▶ **PROBLEM DETAILS**
Set out every line bearing the string "with".

## Start

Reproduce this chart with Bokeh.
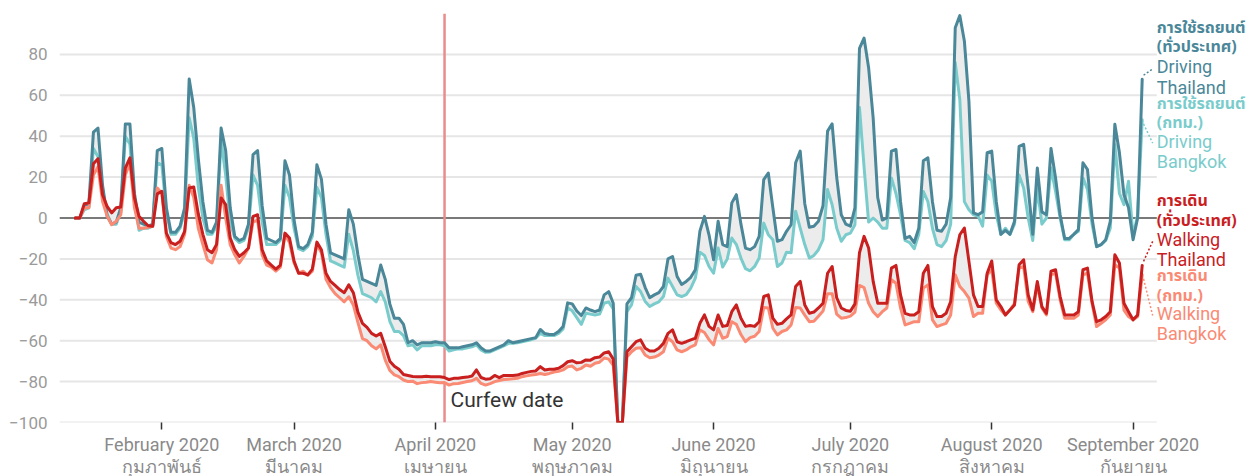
import pandas as pd
from bokeh.plotting import figure
from bokeh.models import Range1d, FixedTicker, Span, Label, Arrow
from bokeh.embed import file_html
from bokeh.resources import INLINE

# ---------------- data ----------------
START = "2020-01-13"
END = "2020-09-03"

driving_thailand = [
    0, 0, 6, 7, 42, 44, 16, 1, -3, -2,
    5, 46, 46, 12, -2, -3, -4, -3, 33, 34,
    5, -7, -7, -4, 5, 68, 54, 29, 8, -6,
    -7, -2, 44, 33, 5, -9, -11, -10, -3, 31,
    33, 6, -10, -11, -12, -10, 28, 21, -1, -14,
    -15, -13, -7, 26, 19, -3, -17, -18, -19, -20,
    4, -3, -18, -30, -31, -32, -33, -23, -30, -42,
    -49, -49, -52, -61, -60, -62, -61, -61, -61, -60.5,
    -61, -61, -63.5, -63.5, -63.5, -63, -62.5, -62, -61, -63.5,
    -65, -65, -64, -63, -62, -60, -61, -60.5, -60, -59.5,
    -59, -58.5, -54.5, -56.5, -57, -57, -55.5, -53, -41.5, -42,
    -45.5, -47.7, -44, -45, -45.8, -45, -37.6, -36, -41.7, -100,
    -100, -42, -39, -28, -27.5, -34, -39, -37.6, -36.5, -33.5,
    -20, -18.8, -28.6, -32.5, -31, -29, -25.3, -6.5, 0.8, -8.2,
    -20.4, -1.6, -13, -14, 7.4, 11.4, -3, -14.7, -15.5, -14,
    -9, 18.8, 22, 5, -11.4, -10.6, -6.5, -3.3, 27, 32.7,
    7, -4.5, -4, -1.6, 6, 42.5, 46, 20, 1.6, -3,
    -4, 5, 83, 88, 73.5, 49, 10, -1, 0, 32.7,
    33.5, 8, -10, -9, -12, -5, 28, 29.4, 8, -6,
    -6.5, -3, 10, 93, 99, 86.6, 57, 2.5, 1.6, 3,
    32, 32.7, 8, -8, -6, -8, -1.6, 35, 36, 14.7,
    -8, 24.5, 3, 1.6, 34, 19.6, 1.6, -10, -10, -8,
    -5.7, 27, 23.7, 0, -14, -13, -10.6, -1.6, 45.8, 32,
    11.4, 5, -10.6, 0, 67.8,
]

driving_bangkok = [
    0, 0, 4, 5, 34, 30, 14, 2, -3, -3,
    3, 40, 36, 8, -6, -5, -5, -4, 27, 26,
    3, -8, -8, -5, 3, 49, 39, 15, 0, -8,
    -8, -4, 38, 21, -2, -10, -12, -11, -5, 21,
    16, -2, -13, -13, -13, -11, 16, 10, -5, -15,
    -16, -14, -9, 15, 10, -8, -21, -22, -23, -24,
    -8, -16, -28, -37, -38, -39, -41, -36, -41, -50.5,
    -55.5, -55.5, -57.5, -62.5, -62, -64.5, -62.5, -62.5, -62.5, -62,
    -62, -62.5, -65, -64.5, -64, -64, -63.5, -63, -62, -64.5,
    -65.7, -65.5, -64.5, -63.5, -62.5, -61.3, -61.3, -61, -60.5, -60,
    -59.5, -58.8, -56.4, -57.5, -57.5, -57.5, -56.4, -54.2, -44, -45.4,
    -48.7, -52, -46.6, -47, -47.4, -47, -41.7, -41, -44.5, -100,
    -100, -45.8, -42.5, -33.5, -36, -40.8, -43.3, -42, -41, -38.4,
    -29.4, -33.5, -37.6, -38.4, -37.5, -34.3, -29.4, -16.7, -18.3, -23.7,
    -27, -14.7, -24, -20, -9.8, -13, -19.6, -24.8, -25.8, -23.7,
    -19.6, -2.5, -8.2, -10.6, -23.7, -22, -16.7, -17, 3.3, -4.9,
    -13, -19.6, -18.3, -15.5, -10.6, 13.9, 6.5, -4.9, -11.4, -8.2,
    -7.4, -3.3, 54, 25, -2, 0, -2, -5, -5, 19.6,
    12, 1.6, -11, -12, -15, -8, 13, 8, -5, -13,
    -14, -11, -3, 76, 58, 8, 4, 1.6, 1, -4,
    21, 18, 1.6, -8, -5, -8, -3, 21, 14.7, 0,
    -11, 14.7, -3, 0, 24.5, 13, 0, -10.6, -10.6, -8,
    -6.5, 19.6, 13.9, -3, -14, -13, -11, -5, 36, 12,
    6.5, 18, -9, 1.6, 48,
]

walking_thailand = [
    0, 0, 7, 7.4, 26.5, 29, 11.4, 5.7, 2.5, 5,
    5.4, 24.5, 29.4, 9.8, 0.8, -1.6, -3.8, -4, 11.8, 13,
    -7.4, -12, -13, -11.4, -6.5, 14.7, 15.2, 2, -8, -15.5,
    -17, -13, 9.8, 6.5, -9.8, -15.5, -18.8, -17, -14.7, 0.8,
    1.6, -15.5, -21, -23, -25, -23, -7.4, -9.8, -21, -27,
    -27, -27.8, -25, -11.8, -15.5, -27, -31, -33, -35, -36.5,
    -32.7, -36.5, -46, -51.5, -53.5, -56.4, -57.7, -56.4, -63, -70,
    -72.5, -74, -76.5, -77, -77.5, -77.6, -77.6, -77.4, -77.6, -77.6,
    -77.6, -78, -79, -78.4, -78.4, -78, -77.8, -77.3, -74.3, -78,
    -78.8, -78.6, -77, -78, -77, -77, -77, -76.8, -76, -75.5,
    -75, -74.8, -72.7, -74.3, -74, -74, -73.5, -72.2, -70.3, -69.8,
    -70.8, -70.6, -69.4, -69.5, -68.3, -68, -66, -65.4, -69, -100,
    -100, -65.4, -62.9, -60.5, -59.6, -63.7, -65, -65, -63.7, -61.3,
    -56.4, -54.7, -60.5, -61.3, -60.5, -59.6, -58.8, -51.5, -47.4, -53,
    -54.7, -47.4, -53, -52.6, -45.8, -42.5, -49, -53, -52.6, -53,
    -50.7, -38.4, -37.6, -49, -52, -51.5, -49.3, -47.4, -33.5, -31,
    -42.5, -46.6, -46, -44, -41.7, -27, -23.7, -39, -44, -45.2,
    -45.6, -42, -17, -9, -14.7, -31, -41.7, -41.7, -41.7, -24.5,
    -23.2, -37.6, -46.6, -47.4, -47.4, -45.8, -27, -23.2, -43.3, -48.2,
    -48.2, -46.6, -40.8, -18.8, -8.2, -4.9, -21.2, -37.6, -43.3, -43.3,
    -27, -21, -40, -43.3, -47.4, -45, -42.5, -22.9, -20.4, -37.6,
    -45, -31, -43.3, -46.6, -26, -25.3, -38.4, -47.4, -47.4, -47.4,
    -45.8, -25.3, -24.5, -40.8, -50.7, -49.8, -48.2, -45.8, -18, -22,
    -41.7, -45.8, -49.8, -47.4, -23.2,
]

walking_bangkok = [
    0, 0, 5, 5, 21, 25, 8, 1, -3.3, -1.6,
    1.6, 21, 27, 5, -5, -5, -4.5, -4, 14.7, 12,
    -9, -14.7, -15.5, -14, -8, 16, 10, -5, -13, -20.4,
    -22, -15.5, 16, 0, -13, -18, -22, -18.8, -14.7, -2,
    -1, -18, -23, -24, -26, -24, -8, -12, -22, -27,
    -26, -28, -26, -13, -17, -30, -34, -37, -39, -41,
    -38.5, -42.5, -51, -59, -60, -62.5, -64, -62, -69.5, -74.5,
    -76.7, -77.6, -79.2, -80, -79.8, -81, -80.5, -80.3, -80, -80.3,
    -80.6, -80.5, -81.7, -81, -80.9, -80.4, -80, -79.6, -78.4, -80.9,
    -81.7, -81, -80, -79.5, -79, -78.8, -78.6, -78.4, -77.6, -77.2,
    -76.8, -76.5, -76, -76.5, -76, -75.3, -75, -74.3, -72.7, -72.4,
    -74.3, -73.5, -71.9, -72.5, -71, -70.5, -68.5, -69, -72, -100,
    -100, -68, -65.4, -63.7, -63.4, -67, -68.3, -68, -67, -65.4,
    -58.8, -60.5, -64.5, -65.4, -64.5, -63, -62, -54.7, -56, -59.5,
    -62, -54, -58.8, -58, -50.7, -52, -57, -60.5, -58.5, -57.8,
    -55.5, -43.8, -44, -53.9, -57.2, -55.5, -54.7, -52.3, -43.8, -44,
    -47.5, -50.7, -50.5, -48, -45.5, -37, -37, -47, -49, -48.7,
    -48, -46, -33, -34, -41.7, -45.8, -48.2, -45.8, -44, -30.2,
    -31.9, -44, -52.3, -51.5, -50.7, -50.7, -34.3, -32.7, -49.8, -53.1,
    -52.3, -51.5, -47.4, -27.8, -33.5, -36, -39.2, -48.2, -46.6, -46.6,
    -27.8, -25.3, -41.7, -45, -47.4, -45, -41.7, -24.5, -23.7, -40.8,
    -45.8, -32.7, -44, -47.4, -27.8, -27, -40, -49, -49, -49,
    -47.4, -27.8, -27, -41.7, -53.1, -51.5, -49.8, -47.4, -22.9, -24.5,
    -45, -48.2, -49.8, -48.2, -27.8,
]

month_starts = ["2020-02-01", "2020-03-01", "2020-04-01", "2020-05-01",
                "2020-06-01", "2020-07-01", "2020-08-01", "2020-09-01"]
month_labels_en = ["February 2020", "March 2020", "April 2020", "May 2020",
                   "June 2020", "July 2020", "August 2020", "September 2020"]
month_labels_th = ["กุมภาพันธ์", "มีนาคม", "เมษายน", "พฤษภาคม",
                   "มิถุนายน", "กรกฎาคม", "สิงหาคม", "กันยายน"]
y_ticks = [-100, -80, -60, -40, -20, 0, 20, 40, 60, 80]
curfew_date = "2020-04-03"

series_names_th = ["การใช้รถยนต์\n(ทั่วประเทศ)", "การใช้รถยนต์\n(กทม.)",
                   "การเดิน\n(ทั่วประเทศ)", "การเดิน\n(กทม.)"]
series_names_en = ["Driving\nThailand", "Driving\nBangkok",
                   "Walking\nThailand", "Walking\nBangkok"]

# ---------------- derived ----------------
dates = pd.date_range(START, END, freq="D")
for s in (driving_thailand, driving_bangkok, walking_thailand, walking_bangkok):
    assert len(s) == len(dates), len(s)
x = [(d - dates[0]).days for d in dates]
month_ticks = [(pd.Timestamp(m) - dates[0]).days for m in month_starts]
curfew_x = (pd.Timestamp(curfew_date) - dates[0]).days

C_DT = "#4a8799"
C_DB = "#7acccc"
C_WT = "#c9201f"
C_WB = "#fa8a74"
FILL = "#ececec"
FONT = "Roboto"
THAI_FONT = "'Noto Sans Thai', 'Noto Sans Thai Looped', 'Noto Sans', Roboto, sans-serif"

X_LEFT = -3.44        # left edge of plotting area (days)
X_GRID_END = 237.2    # where the grid stops and the label column begins
X_RIGHT = 257.75      # right edge incl. label column

p = figure(frame_width=1191, frame_height=409,
           x_range=Range1d(X_LEFT, X_RIGHT), y_range=Range1d(-100, 100),
           output_backend="svg", toolbar_location=None,
           min_border_left=59, min_border_right=0, min_border_top=13,
           min_border_bottom=10)
p.outline_line_color = None
p.background_fill_color = "white"
p.border_fill_color = "white"

# axes
p.yaxis.ticker = FixedTicker(ticks=y_ticks)
p.yaxis.major_label_overrides = {t: str(t).replace("-", "\u2212") for t in y_ticks}
p.yaxis.axis_line_color = None
p.yaxis.major_tick_line_color = None
p.yaxis.minor_tick_line_color = None
p.yaxis.major_label_text_font = FONT
p.yaxis.major_label_text_font_size = "17px"
p.yaxis.major_label_text_color = "#9a9a9a"
p.yaxis.major_label_standoff = 6

p.xaxis.ticker = FixedTicker(ticks=month_ticks)
p.xaxis.major_label_overrides = {t: f"{en}\n{th}" for t, en, th in
                                 zip(month_ticks, month_labels_en, month_labels_th)}
p.xaxis.axis_line_color = None
p.xaxis.major_tick_in = 0
p.xaxis.major_tick_out = 7
p.xaxis.major_tick_line_color = "#333333"
p.xaxis.major_tick_line_width = 1.5
p.xaxis.minor_tick_line_color = None
p.xaxis.major_label_text_font = FONT
p.xaxis.major_label_text_font_size = "18px"
p.xaxis.major_label_text_line_height = 1.05
p.xaxis.major_label_text_color = "#8a8a8a"
p.xaxis.major_label_standoff = 4

p.grid.visible = False

# horizontal grid lines limited to the data area
n = len(y_ticks)
p.segment(x0=[X_LEFT] * n, y0=y_ticks, x1=[X_GRID_END] * n, y1=y_ticks,
          line_color="#e6e6e6", line_width=2, level="underlay")
# zero line
p.segment(x0=[X_LEFT], y0=[0], x1=[X_GRID_END], y1=[0],
          line_color="#555555", line_width=1.5, level="underlay")

p.add_layout(Span(location=curfew_x, dimension="height", line_color="#e98c8c",
                  line_width=2.5, level="underlay"))

# fills between the pairs
p.varea(x=x, y1=driving_thailand, y2=driving_bangkok, fill_color=FILL)
p.varea(x=x, y1=walking_thailand, y2=walking_bangkok, fill_color=FILL)

# lines
for ys, c in ((driving_bangkok, C_DB), (driving_thailand, C_DT),
              (walking_bangkok, C_WB), (walking_thailand, C_WT)):
    p.line(x, ys, line_color=c, line_width=3, line_join="round", line_cap="round")

# curfew label
p.add_layout(Label(x=curfew_x, y=-100, x_offset=6, y_offset=23, text="Curfew date",
                   text_font=FONT, text_font_size="21px", text_color="#333333",
                   text_baseline="alphabetic"))

# right-hand series labels
groups = [
    (series_names_th[0], series_names_en[0], C_DT, 93.1, 73.9, driving_thailand),
    (series_names_th[1], series_names_en[1], C_DB, 55.9, 37.6, driving_bangkok),
    (series_names_th[2], series_names_en[2], C_WT, 8.2, -10.4, walking_thailand),
    (series_names_th[3], series_names_en[3], C_WB, -28.6, -46.7, walking_bangkok),
]
LINE_STEP_TH = 9.5
LINE_STEP_EN = 9.9
for th, en, col, y_th, y_en, ys in groups:
    for i, line in enumerate(th.split("\n")):
        p.add_layout(Label(x=X_GRID_END, y=y_th - i * LINE_STEP_TH, text=line,
                           text_font=THAI_FONT, text_font_style="bold",
                           text_font_size="16px", text_color=col,
                           text_align="left", text_baseline="middle"))
    for i, line in enumerate(en.split("\n")):
        p.add_layout(Label(x=X_GRID_END, y=y_en - i * LINE_STEP_EN, text=line,
                           text_font=FONT, text_font_size="18px", text_color=col,
                           text_align="left", text_baseline="middle"))
    # dotted connector from the line end to its label
    p.add_layout(Arrow(end=None, x_start=x[-1] + 0.3,
                       y_start=ys[-1] + (2 if y_en > ys[-1] else -2),
                       x_end=X_GRID_END - 0.9, y_end=y_en - 1,
                       line_color=col, line_width=1.5, line_dash="2 2"))

html = file_html(p, INLINE, "Thailand mobility")
with open("out.html", "w") as f:
    f.write(html)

## End

▶ **TASK SOLUTION**
Reproduce this chart with Bokeh.
with open("out.html", "w") as f:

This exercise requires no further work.